Quotery
Quote #140498

Hope, deceitful as it is, serves at least to lead us to the end of our lives by an agreeable route.

François VI de la Rochefoucault

About This Quote

François VI, duc de La Rochefoucauld (1613–1680), was a French aristocrat shaped by court politics, civil conflict (the Fronde), and the moral skepticism of 17th‑century salon culture. His best-known work, the *Maximes*, distills observations about self-interest, vanity, and the illusions that govern social life. The remark about hope belongs to this tradition of concise moral psychology: it treats “hope” not as a virtue but as a pleasing self-deception that helps people endure life’s hardships and approach death without constant despair.
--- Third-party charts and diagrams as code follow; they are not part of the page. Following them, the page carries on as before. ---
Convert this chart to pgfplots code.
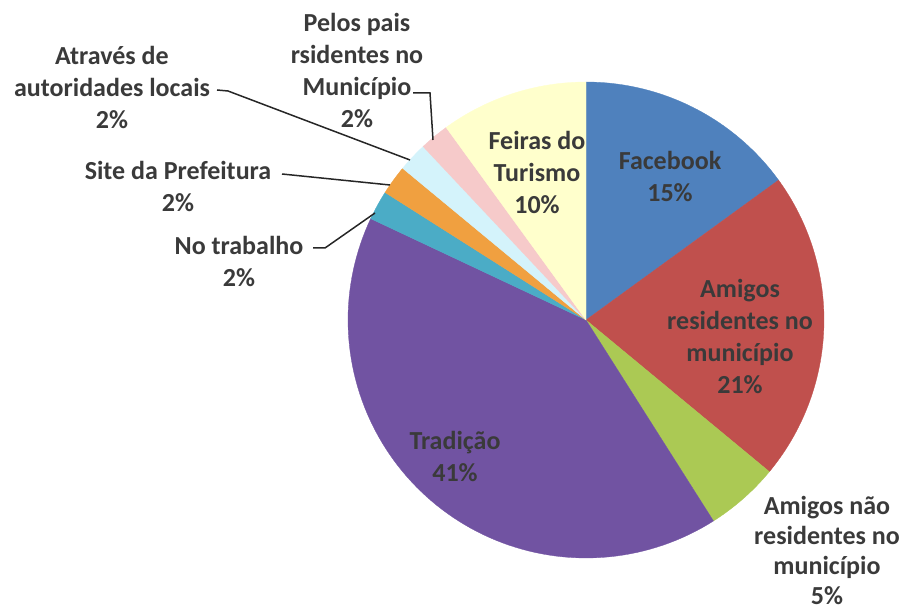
\documentclass[border=0pt]{standalone}
\usepackage{pgfplots}
\pgfplotsset{compat=1.18}
\usepackage{fontspec}
\setmainfont{Carlito}
\definecolor{cFb}{HTML}{4F81BD}
\definecolor{cAr}{HTML}{C0504D}
\definecolor{cAn}{HTML}{ABC954}
\definecolor{cTr}{HTML}{7153A2}
\definecolor{cNt}{HTML}{4BACC6}
\definecolor{cSp}{HTML}{F0A040}
\definecolor{cAu}{HTML}{D4F3FB}
\definecolor{cPp}{HTML}{F6CACA}
\definecolor{cFt}{HTML}{FFFFCC}
\definecolor{txt}{HTML}{3A3A3A}
\tikzset{lbl/.style={font=\fontsize{26}{32}\selectfont\bfseries, text=txt, align=center, inner sep=0pt}}
% slice: start cumulative %, end cumulative %, colour (clockwise from 12 o'clock)
\newcommand\slice[3]{%
  \addplot[fill=#3, draw=#3, line width=0.3pt, domain={90-3.6*(#2)}:{90-3.6*(#1)}, samples=90, variable=\t]
    ({586+238*cos(\t)},{320-238*sin(\t)}) -- (axis cs:586,320) -- cycle;}
\begin{document}
\begin{tikzpicture}
\begin{axis}[scale only axis, width=903pt, height=609pt,
  xmin=0, xmax=903, ymin=0, ymax=609, y dir=reverse,
  hide axis, clip=false]
% data (percent): Facebook 15, Amigos residentes 21, Amigos nao residentes 5,
% Tradicao 41, No trabalho 2, Site 2, Autoridades 2, Pais 2, Feiras 10
\slice{0}{15}{cFb}
\slice{15}{36}{cAr}
\slice{36}{41}{cAn}
\slice{41}{82}{cTr}
\slice{82}{84}{cNt}
\slice{84}{86}{cSp}
\slice{86}{88}{cAu}
\slice{88}{90}{cPp}
\slice{90}{100}{cFt}
% leader lines
\addplot[draw=black!85, line width=1.5pt] coordinates {(413,93) (430,93) (433,140)};
\addplot[draw=black!85, line width=1.5pt] coordinates {(217,90) (228,91) (410,160)};
\addplot[draw=black!85, line width=1.5pt] coordinates {(282,174) (390,185)};
\addplot[draw=black!85, line width=1.5pt] coordinates {(313,248) (325,248) (375,213)};
% labels
\node[lbl] at (axis cs:357,70) {Pelos pais\\rsidentes no\\Município\\2\%};
\node[lbl] at (axis cs:112,87) {Através de\\autoridades locais\\2\%};
\node[lbl] at (axis cs:178,186) {Site da Prefeitura\\2\%};
\node[lbl] at (axis cs:239,261) {No trabalho\\2\%};
\node[lbl] at (axis cs:537,172) {Feiras do\\Turismo\\10\%};
\node[lbl] at (axis cs:670,176) {Facebook\\15\%};
\node[lbl] at (axis cs:740,336) {Amigos\\residentes no\\município\\21\%};
\node[lbl, font=\fontsize{26}{30}\selectfont\bfseries] at (axis cs:827,550) {Amigos não\\residentes no\\município\\5\%};
\node[lbl] at (axis cs:455,456) {Tradição\\41\%};
\end{axis}
\pgfresetboundingbox
\path (current axis.south west) rectangle (current axis.north east);
\end{tikzpicture}
\end{document}
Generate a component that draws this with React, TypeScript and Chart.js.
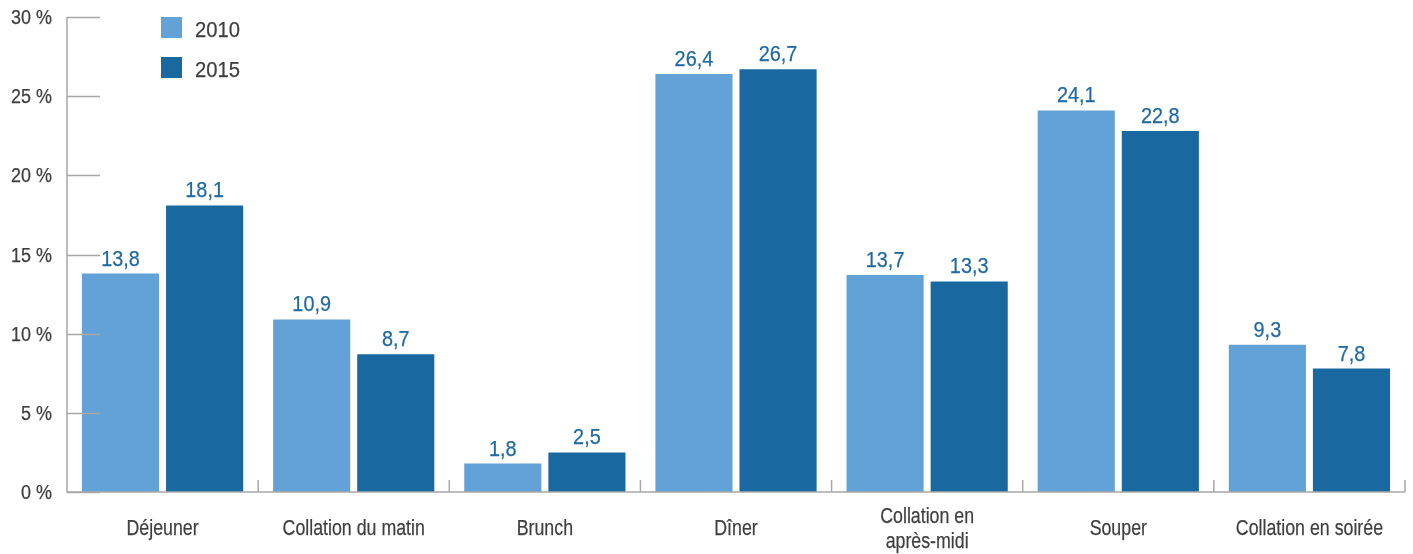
import React, { useEffect, useRef } from "react";
import { Chart, registerables } from "chart.js";

Chart.register(...registerables);

const categories: (string | string[])[] = [
  "Déjeuner",
  "Collation du matin",
  "Brunch",
  "Dîner",
  ["Collation en", "après-midi"],
  "Souper",
  "Collation en soirée",
];
const values2010 = [13.8, 10.9, 1.8, 26.4, 13.7, 24.1, 9.3];
const values2015 = [18.1, 8.7, 2.5, 26.7, 13.3, 22.8, 7.8];
const seriesLabels = ["2010", "2015"];
const yTicks = [0, 5, 10, 15, 20, 25, 30];

const COLOR_2010 = "#63a2d6";
const COLOR_2015 = "#1a68a0";
const AXIS = "#a8a8a8";
const TEXT = "#3f3f3f";
const LABEL_BLUE = "#1f6aa2";
const FONT = "'Liberation Sans', Arial, sans-serif";

function drawText(ctx: any, text: string, x: number, y: number, size: number, sx: number, align: string) {
  ctx.save();
  ctx.font = size + "px " + FONT;
  ctx.textAlign = align;
  ctx.translate(x, y);
  ctx.scale(sx, 1);
  ctx.strokeStyle = ctx.fillStyle;
  ctx.lineWidth = 0.25;
  ctx.lineJoin = "round";
  ctx.fillText(text, 0, 0);
  ctx.strokeText(text, 0, 0);
  ctx.restore();
}

const customPlugin = {
  id: "custom",
  afterDatasetsDraw(chart: any) {
    const ctx = chart.ctx;
    const area = chart.chartArea;
    const xs = chart.scales.x;
    const ys = chart.scales.y;
    ctx.save();
    // axes
    ctx.strokeStyle = AXIS;
    ctx.lineWidth = 1.5;
    ctx.beginPath();
    ctx.moveTo(area.left, area.top);
    ctx.lineTo(area.left, area.bottom);
    ctx.lineTo(area.right, area.bottom);
    ctx.stroke();
    // y tick marks (inside)
    ctx.beginPath();
    yTicks.forEach((v) => {
      const y = Math.round(ys.getPixelForValue(v)) + 0.5;
      ctx.moveTo(area.left, y);
      ctx.lineTo(area.left + 33, y);
    });
    ctx.stroke();
    // x tick marks between categories (upward)
    const step = xs.getPixelForValue(1) - xs.getPixelForValue(0);
    ctx.beginPath();
    for (let i = 0; i < categories.length; i++) {
      const x = xs.getPixelForValue(i) + step / 2;
      ctx.moveTo(x, area.bottom);
      ctx.lineTo(x, area.bottom - 12);
    }
    ctx.stroke();
    // y tick labels
    ctx.fillStyle = TEXT;
    ctx.textBaseline = "alphabetic";
    yTicks.forEach((v) => {
      drawText(ctx, v + " %", area.left - 15, ys.getPixelForValue(v) + 7, 19.5, 0.92, "right");
    });
    // x tick labels
    categories.forEach((c, i) => {
      const x = xs.getPixelForValue(i);
      const lines = Array.isArray(c) ? c : [c];
      const base = lines.length > 1 ? area.bottom + 31 : area.bottom + 42.5;
      lines.forEach((ln, li) => {
        drawText(ctx, ln, x, base + li * 25, 22.5, 0.79, "center");
      });
    });
    // data labels
    ctx.fillStyle = LABEL_BLUE;
    chart.data.datasets.forEach((ds: any, di: number) => {
      const meta = chart.getDatasetMeta(di);
      meta.data.forEach((bar: any, i: number) => {
        const txt = String(ds.data[i]).replace(".", ",");
        drawText(ctx, txt, bar.x, bar.y - 8, 21.6, 0.92, "center");
      });
    });
    // legend
    chart.data.datasets.forEach((ds: any, di: number) => {
      const top = area.top + di * 40;
      ctx.fillStyle = ds.backgroundColor;
      ctx.fillRect(area.left + 94, top, 21, 21);
      ctx.fillStyle = TEXT;
      drawText(ctx, ds.label, area.left + 128, top + 19.5, 22, 0.92, "left");
    });
    ctx.restore();
  },
};

export default function App() {
  const ref = useRef<HTMLCanvasElement>(null);
  useEffect(() => {
    if (!ref.current) return;
    const chart = new Chart(ref.current, {
      type: "bar",
      data: {
        labels: categories,
        datasets: [
          {
            label: seriesLabels[0],
            data: values2010,
            backgroundColor: COLOR_2010,
            categoryPercentage: 0.88,
            barPercentage: 0.917,
          },
          {
            label: seriesLabels[1],
            data: values2015,
            backgroundColor: COLOR_2015,
            categoryPercentage: 0.88,
            barPercentage: 0.917,
          },
        ],
      },
      options: {
        animation: false,
        responsive: false,
        maintainAspectRatio: false,
        layout: { padding: { top: 17, right: 8, left: 0, bottom: 0 } },
        plugins: {
          legend: { display: false },
          tooltip: { enabled: false },
        },
        scales: {
          x: {
            grid: { display: false, drawTicks: false },
            border: { display: false },
            ticks: { display: false },
            afterFit: (s: any) => {
              s.height = 62;
            },
          },
          y: {
            min: 0,
            max: 30,
            grid: { display: false, drawTicks: false },
            border: { display: false },
            ticks: { display: false, stepSize: 5 },
            afterFit: (s: any) => {
              s.width = 67;
            },
          },
        },
      },
      plugins: [customPlugin],
    });
    return () => chart.destroy();
  }, []);
  return (
    <div style={{ position: "fixed", left: 0, top: 0, width: 1413, height: 554, background: "#fff" }}>
      <canvas ref={ref} width={1413} height={554} style={{ display: "block" }} />
    </div>
  );
}
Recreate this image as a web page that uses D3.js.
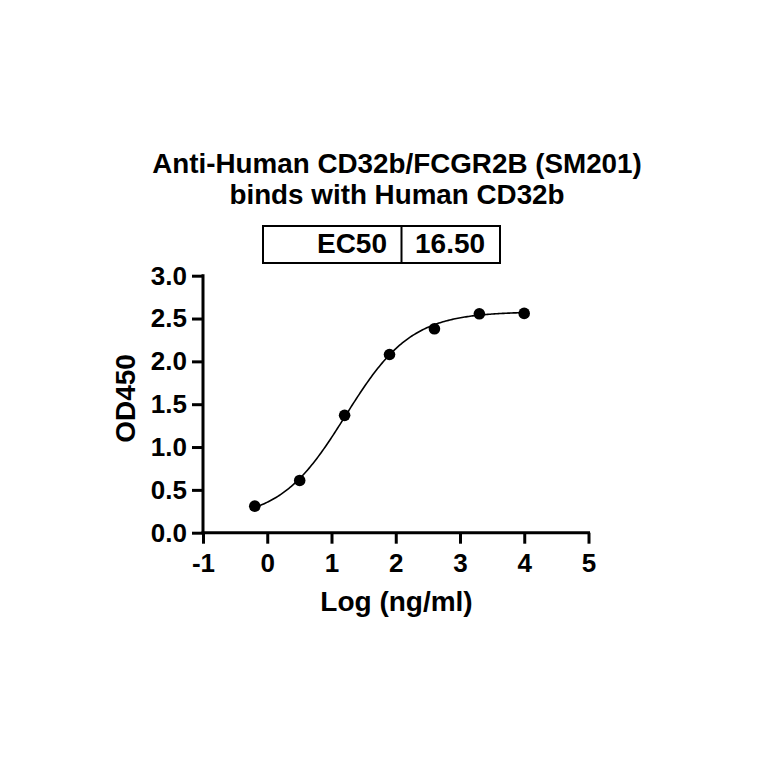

The tone reflects the period’s fascination with disillusionment and the gap between professed ideals and actual motives.

Interpretation

The aphorism frames hope as a comforting illusion: it may mislead us about what will happen, yet it performs a practical function by making existence emotionally bearable. La Rochefoucauld’s irony is double-edged—he neither praises hope as truth nor condemns it as useless. Instead, he suggests that human beings require agreeable narratives to continue living, even when those narratives are not strictly accurate. The “agreeable route” implies that hope smooths the journey toward life’s inevitable end, providing motivation, consolation, and a sense of forward movement. In this view, psychological comfort can matter as much as factual correctness.